Although the campaign has been run aggressively, it seems that everyone has forgotten that the Council of Europe, and the international community have indicated that they may not recognise the results of the elections, because the discriminatory constitution, which forbids minorities from running the elections has not been changed, in spite of numerous deadlines given to Bosnia & Herzegovina.

In 2009, the Council of Europe ruled that the current regulations are based on discrimination against minorities, and are against the principle of the right to free elections. No progress has been made yet on the Sejdic-Finci case, and it remains one of the great obstacles for Bosnian democratic system, and certainly not the one that either Bosnian politicians, or the international community can resolve on their own.

Who Will Vote?

Election turnout in Bosnia has never been great, barely topping 50% during the 2012 elections. This year, although 3,278,908 voters have been registered – a slight increase over last year – it is not certain how many will vote. USAID has started a new election campaign to motivate the citizens to cast their votes; however, Bosnian citizens have often chosen to express their widespread disappointment by simply not turning out at the ballot box.

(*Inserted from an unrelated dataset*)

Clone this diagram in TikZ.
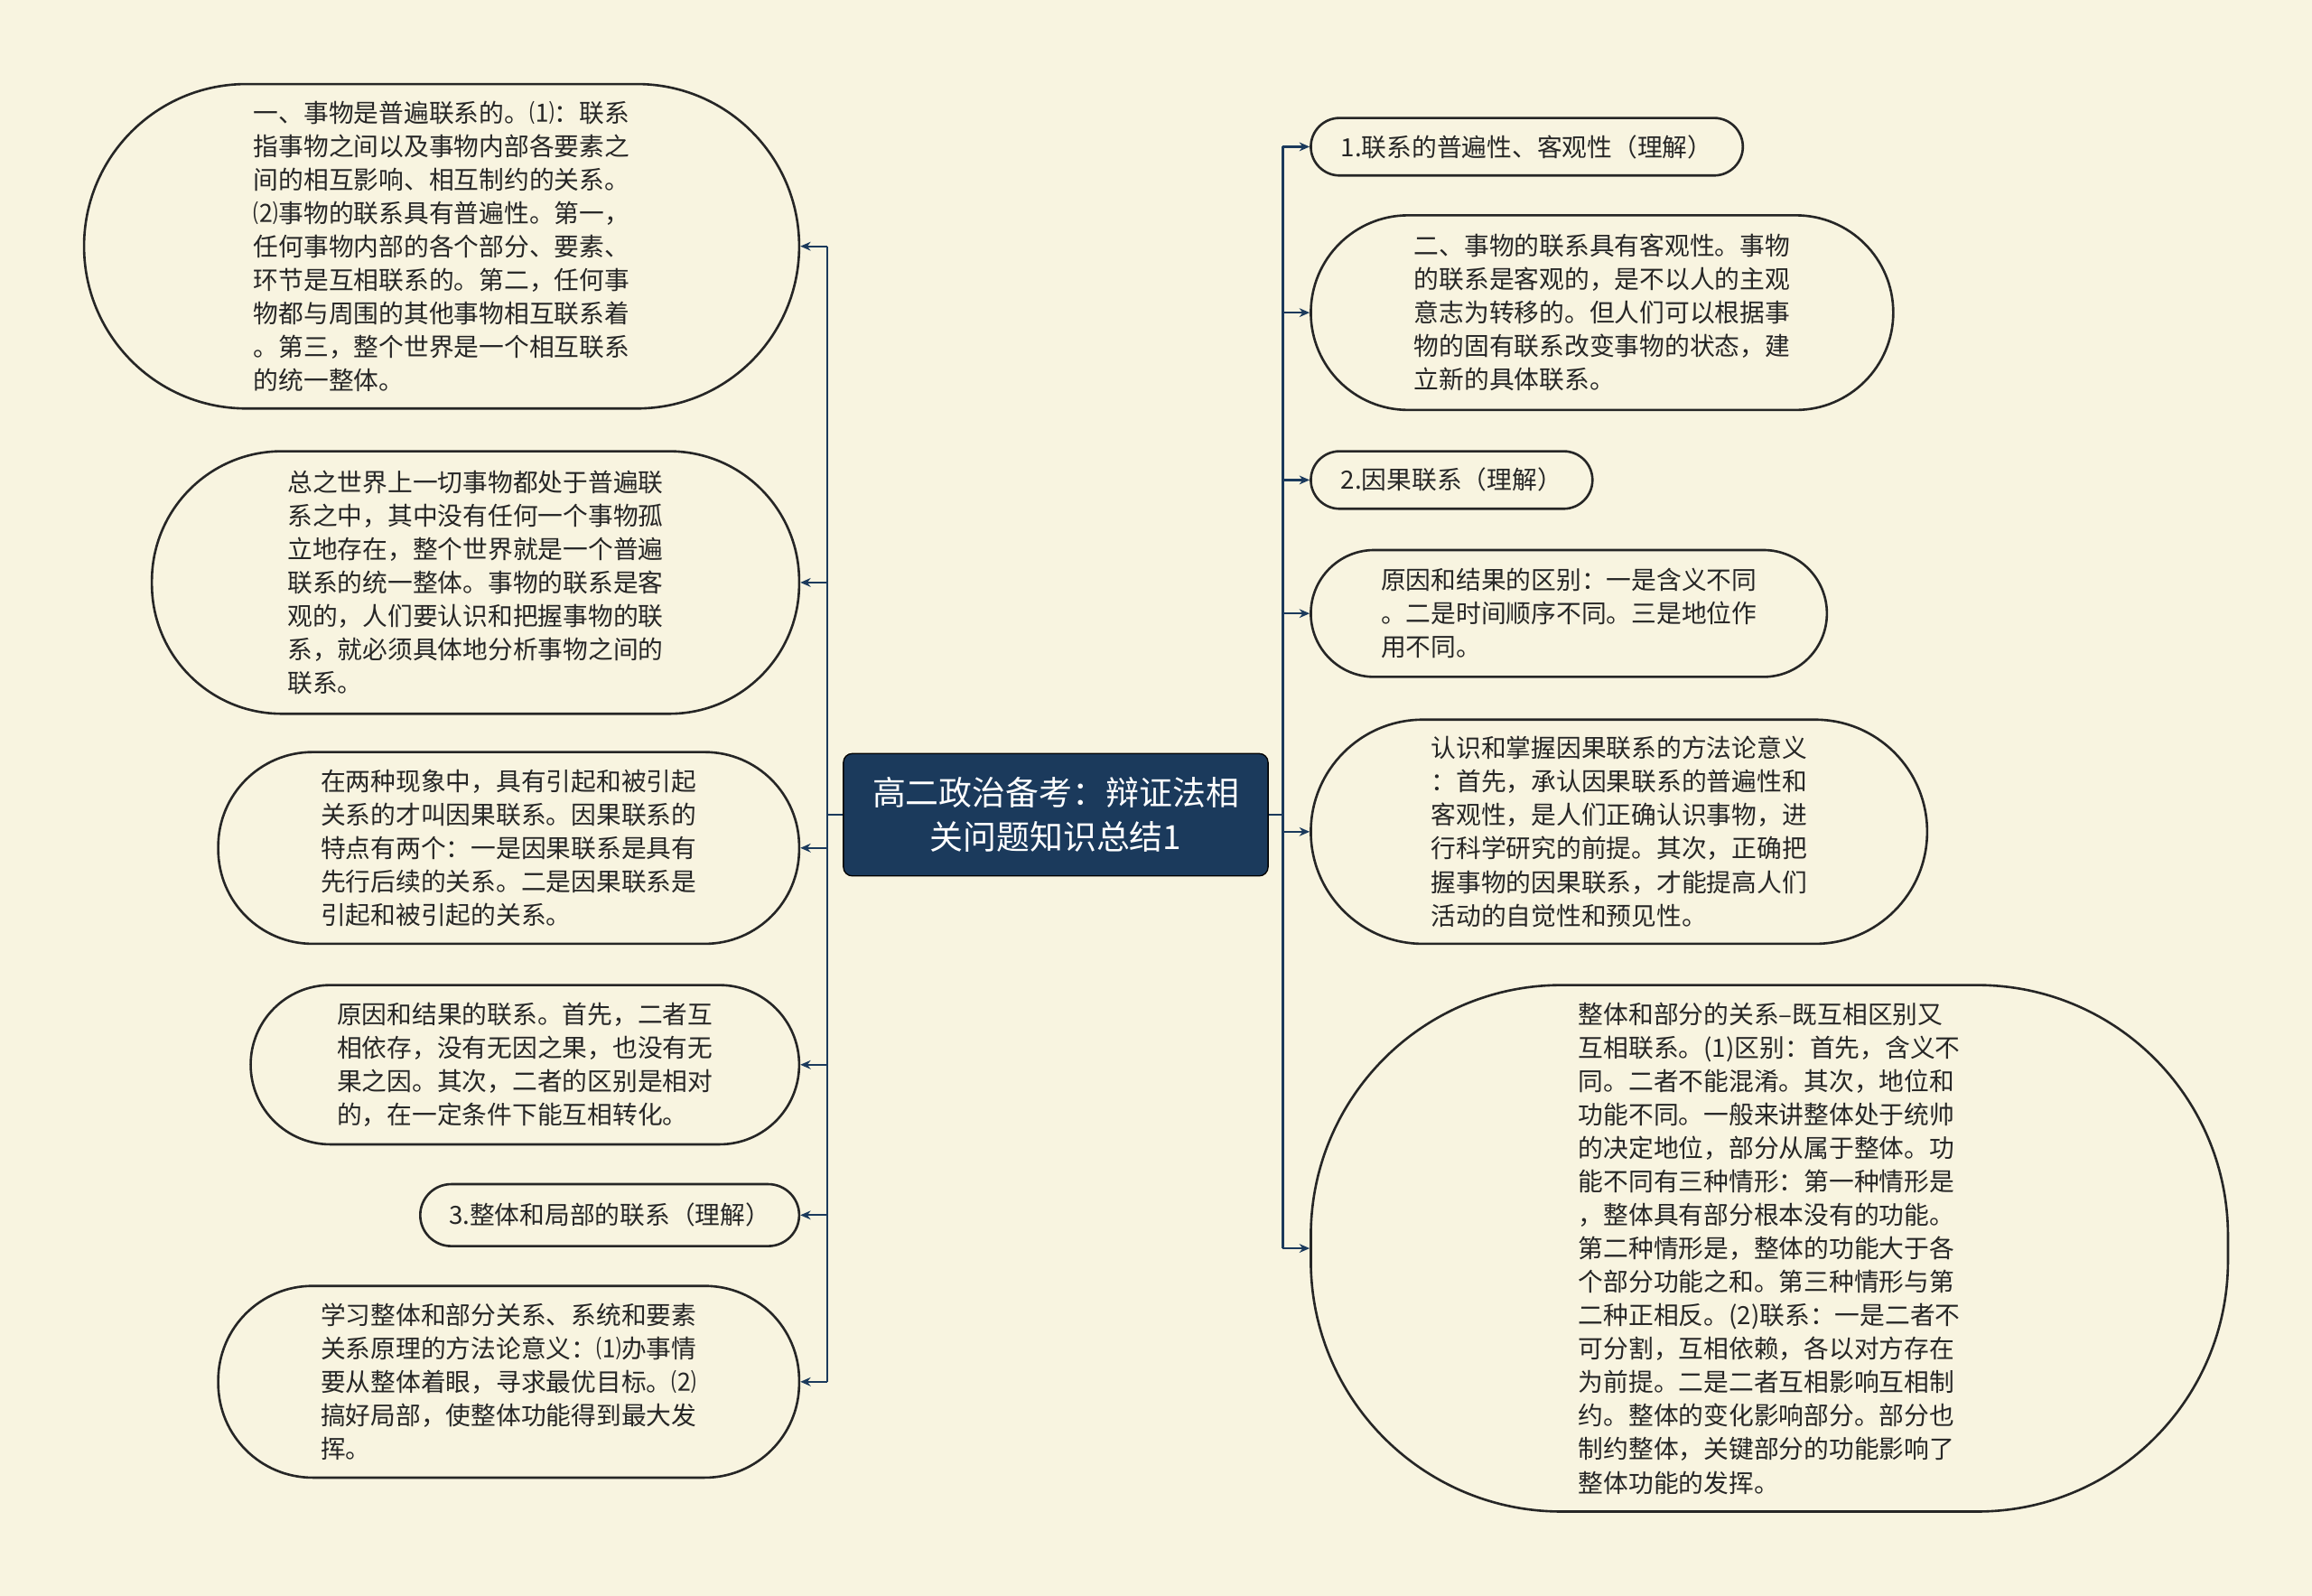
\documentclass[tikz,border=0pt]{standalone}
\usepackage{fontspec}
\setmainfont{Noto Sans CJK SC}
\usetikzlibrary{arrows.meta}
\definecolor{bg}{HTML}{F8F4E0}
\definecolor{navy}{HTML}{1B3A5C}
\tikzset{
 box/.style={draw=black!85,line width=0.8pt,align=left,font=\fontsize{8.5}{11.35}\selectfont,inner sep=0pt,text=black!85},
 conn/.style={draw=navy,line width=0.7pt},
 arr/.style={conn,-{Stealth[length=3.5pt,width=3pt]}}
}
\begin{document}
\begin{tikzpicture}[x=0.5pt,y=-0.5pt]
\fill[bg] (0,0) rectangle (1568,1082);
\useasboundingbox (0,0) rectangle (1568,1082);
\node[draw=black,fill=navy,rounded corners=3pt,minimum width=144pt,minimum height=41.5pt,align=center,text=white,font=\fontsize{11.3}{15}\selectfont] (c) at (716,552.5) {高二政治备考：辩证法相\\关问题知识总结1};
% left
\node[box,minimum width=242.5pt,minimum height=110pt,rounded corners=55pt] (L1) at (299.5,167) {一、事物是普遍联系的。⑴：联系\\指事物之间以及事物内部各要素之\\间的相互影响、相互制约的关系。\\⑵事物的联系具有普遍性。第一，\\任何事物内部的各个部分、要素、\\环节是互相联系的。第二，任何事\\物都与周围的其他事物相互联系着\\。第三，整个世界是一个相互联系\\的统一整体。};
\node[box,minimum width=219.5pt,minimum height=89pt,rounded corners=44pt] (L2) at (322.5,395) {总之世界上一切事物都处于普遍联\\系之中，其中没有任何一个事物孤\\立地存在，整个世界就是一个普遍\\联系的统一整体。事物的联系是客\\观的，人们要认识和把握事物的联\\系，就必须具体地分析事物之间的\\联系。};
\node[box,minimum width=197pt,minimum height=65pt,rounded corners=32pt] (L3) at (345,575) {在两种现象中，具有引起和被引起\\关系的才叫因果联系。因果联系的\\特点有两个：一是因果联系是具有\\先行后续的关系。二是因果联系是\\引起和被引起的关系。};
\node[box,minimum width=186pt,minimum height=54pt,rounded corners=27pt] (L4) at (356,722) {原因和结果的联系。首先，二者互\\相依存，没有无因之果，也没有无\\果之因。其次，二者的区别是相对\\的，在一定条件下能互相转化。};
\node[box,minimum width=128.5pt,minimum height=21pt,rounded corners=10.5pt] (L5) at (413.5,824) {3.整体和局部的联系（理解）};
\node[box,minimum width=197pt,minimum height=65pt,rounded corners=32pt] (L6) at (345,937) {学习整体和部分关系、系统和要素\\关系原理的方法论意义：⑴办事情\\要从整体着眼，寻求最优目标。⑵\\搞好局部，使整体功能得到最大发\\挥。};
% right
\node[box,minimum width=146.5pt,minimum height=19.5pt,rounded corners=9.75pt] (R1) at (1035.5,99.5) {1.联系的普遍性、客观性（理解）};
\node[box,minimum width=197.5pt,minimum height=66pt,rounded corners=33pt] (R2) at (1086.5,212) {二、事物的联系具有客观性。事物\\的联系是客观的，是不以人的主观\\意志为转移的。但人们可以根据事\\物的固有联系改变事物的状态，建\\立新的具体联系。};
\node[box,minimum width=95.5pt,minimum height=19.5pt,rounded corners=9.75pt] (R3) at (984.5,325.5) {2.因果联系（理解）};
\node[box,minimum width=175pt,minimum height=43pt,rounded corners=21.5pt] (R4) at (1064,416) {原因和结果的区别：一是含义不同\\。二是时间顺序不同。三是地位作\\用不同。};
\node[box,minimum width=209pt,minimum height=76pt,rounded corners=38pt] (R5) at (1098,564) {认识和掌握因果联系的方法论意义\\：首先，承认因果联系的普遍性和\\客观性，是人们正确认识事物，进\\行科学研究的前提。其次，正确把\\握事物的因果联系，才能提高人们\\活动的自觉性和预见性。};
\node[box,minimum width=311pt,minimum height=178.5pt,rounded corners=85pt] (R6) at (1200,846.5) {整体和部分的关系--既互相区别又\\互相联系。(1)区别：首先，含义不\\同。二者不能混淆。其次，地位和\\功能不同。一般来讲整体处于统帅\\的决定地位，部分从属于整体。功\\能不同有三种情形：第一种情形是\\，整体具有部分根本没有的功能。\\第二种情形是，整体的功能大于各\\个部分功能之和。第三种情形与第\\二种正相反。(2)联系：一是二者不\\可分割，互相依赖，各以对方存在\\为前提。二是二者互相影响互相制\\约。整体的变化影响部分。部分也\\制约整体，关键部分的功能影响了\\整体功能的发挥。};
% connectors
\coordinate (ls) at (561,552.5);
\coordinate (rs) at (870,552.5);
\draw[conn] (c.west) -- (ls);
\draw[conn] (c.east) -- (rs);
\draw[conn] (ls |- L1.east) -- (ls |- L6.east);
\draw[conn] (rs |- R1.east) -- (rs |- R6.west);
\foreach \n in {L1,L2,L3,L4,L5,L6} \draw[arr] (ls |- \n.east) -- (\n.east);
\foreach \n in {R1,R2,R3,R4,R5,R6} \draw[arr] (rs |- \n.west) -- (\n.west);
\end{tikzpicture}
\end{document}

This year, those born after the war will also have the chance to vote for the first time. The big question is whether they will vote differently, or will they vote at all.

In light of the social protests which shook the country this February, and the lack of government response during the floods this spring, there is an increasing hope that the population will, this time, actually go to the polls.

It is important to remember that just by simply changing the faces in political office, the system itself, and the constitutional and institutional muddle that Bosnia is in, will not automatically change, but that the actual reforms will depend on the elected candidates’ commitment to the betterment and their willingness to cooperate. However, in a country like Bosnia & Herzegovina, the reforms will also have to include balancing the various foreign interests vested in the Dayton Peace Agreement with consideration for Bosnia’s potential EU future.